En primer lugar está, por supuesto, el internacionalismo, palabra que cubre la inmigración, la bienvenida a los refugiados de guerra, la Unión Europea, lo extranjero en general. Pero a esto se suman, con mayor o menor énfasis según el individuo, los derechos humanos; el feminismo; la homosexualidad; la protección del medio ambiente; los intelectuales.
No es ninguna sorpresa que un reciente estudio del Financial Times demostrara que los votantes de Wilders tienden a tener un nivel educativo inferior a los que votan en su contra. Recordemos el grito de Trump durante su campaña electoral, “¡Adoro a los incultos!”. O el de los propagandistas del Brexit: “Estamos hartos de los expertos”.

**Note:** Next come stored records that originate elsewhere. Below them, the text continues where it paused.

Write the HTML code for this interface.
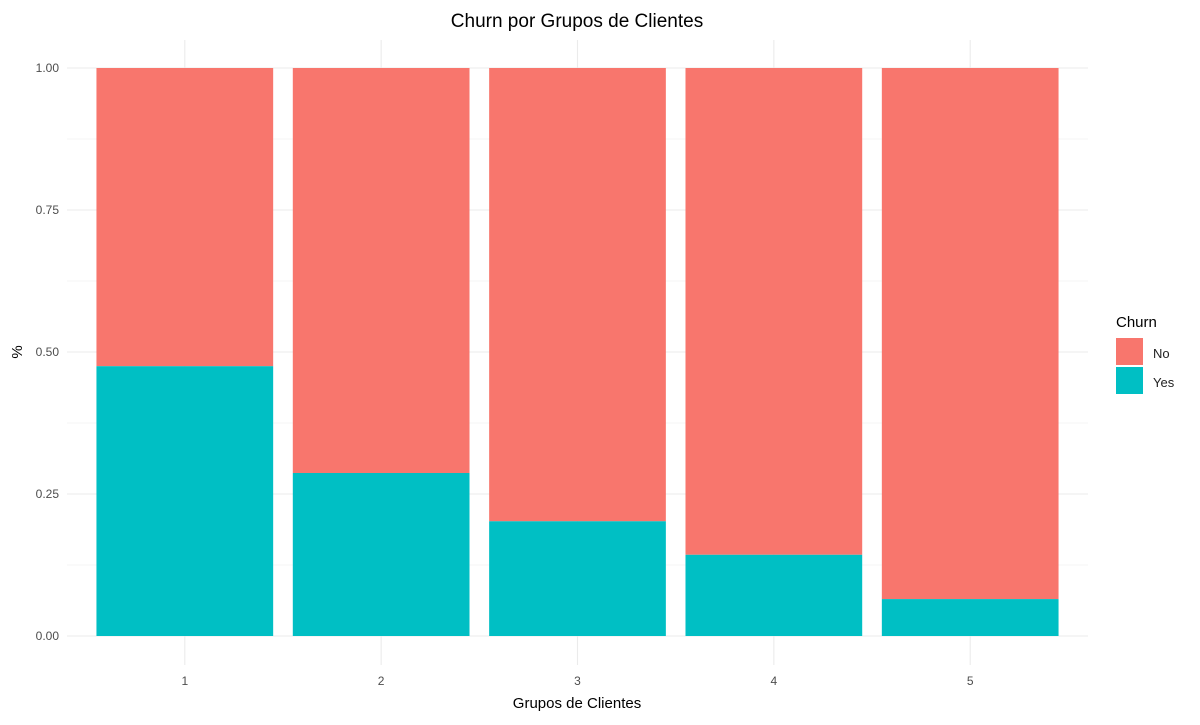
<!DOCTYPE html>
<html><head><meta charset="utf-8"><style>
body{margin:0;background:#fff;font-family:"Liberation Sans",sans-serif}
</style></head><body>
<svg width="1200" height="720" xmlns="http://www.w3.org/2000/svg">
<g id="grid"></g><g id="bars"></g><g id="axes"></g>
<text x="577" y="27" text-anchor="middle" font-size="19" fill="#000">Churn por Grupos de Clientes</text>
<text x="577" y="708" text-anchor="middle" font-size="15" fill="#000">Grupos de Clientes</text>
<text transform="translate(22,352) rotate(-90)" text-anchor="middle" font-size="15" fill="#000">%</text>
<g>
<text x="1116" y="327" font-size="15" fill="#000">Churn</text>
<rect x="1116" y="338" width="27" height="27" fill="#F8766D"/>
<text x="1153" y="358" font-size="13" fill="#222">No</text>
<rect x="1116" y="367" width="27" height="27" fill="#00BFC4"/>
<text x="1153" y="387" font-size="13" fill="#222">Yes</text>
</g>
</svg>
<script>
const categories=["1","2","3","4","5"];
const yesValues=[0.475,0.287,0.202,0.143,0.065];
const yTicks=[0,0.25,0.5,0.75,1];
const yTickLabels=["0.00","0.25","0.50","0.75","1.00"];
const NS="http://www.w3.org/2000/svg";
const L=67,R=1088,Y0=636,Y1=68;
const step=(R-L)/(categories.length+0.2);
const x=i=>L+(i+0.6)*step;
const y=v=>Y0-(Y0-Y1)*v;
function mk(t,a,p){const e=document.createElementNS(NS,t);for(const k in a)e.setAttribute(k,a[k]);p.appendChild(e);return e;}
const grid=document.getElementById('grid'),bars=document.getElementById('bars'),axes=document.getElementById('axes');
for(let k=0;k<yTicks.length;k++){
 const g=mk('line',{x1:L,x2:R,y1:y(yTicks[k]),y2:y(yTicks[k]),stroke:'#ebebeb','stroke-width':1.1},grid);
 
 
 if(k<yTicks.length-1){const m=mk('line',{x1:L,x2:R,y1:y(yTicks[k]+0.125),y2:y(yTicks[k]+0.125),stroke:'#f3f3f3','stroke-width':0.8},grid);
 
 }
 const t=mk('text',{x:59,y:y(yTicks[k])+4,'text-anchor':'end','font-size':12,fill:'#4d4d4d'},axes);
 t.textContent=yTickLabels[k];
 
 
}
const bw=step*0.9;
categories.forEach((c,i)=>{
 const g=mk('line',{x1:x(i),x2:x(i),y1:40,y2:665,stroke:'#ebebeb','stroke-width':1.1},grid);
 
 
 const no=mk('rect',{x:x(i)-bw/2,y:y(1),width:bw,height:y(yesValues[i])-y(1),fill:'#F8766D'},bars);
 
 
 const ye=mk('rect',{x:x(i)-bw/2,y:y(yesValues[i]),width:bw,height:y(0)-y(yesValues[i]),fill:'#00BFC4'},bars);
 
 
 const t=mk('text',{x:x(i),y:685,'text-anchor':'middle','font-size':12,fill:'#4d4d4d'},axes);
 t.textContent=c;
 
 
});
</script>
</body></html>
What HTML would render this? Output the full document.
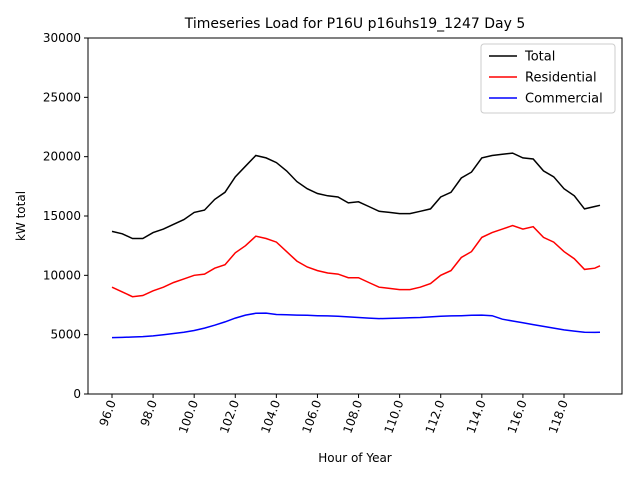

Derribar el muro que nos separa será complicado. Si fuese verdad que el problema es esencialmente económico los hechos se impondrían tarde o temprano a las falsas promesas. Pero como se trata de una lucha de valores estamos en el terreno no de la razón sino de la fe. Trump, Le Pen y Wilders son vistos por su gente como redentores; el Brexit, como el retorno a la gloria terrenal de los días del imperio. El pensamiento religioso se mezcla con el político, el secreto del éxito del evangelio comunista durante buena parte del siglo XX. El populismo es la nueva religión política del XXI en los países ricos de Occidente. Veremos si tarda más tiempo que el comunismo en desaparecer de los corazones de sus fieles.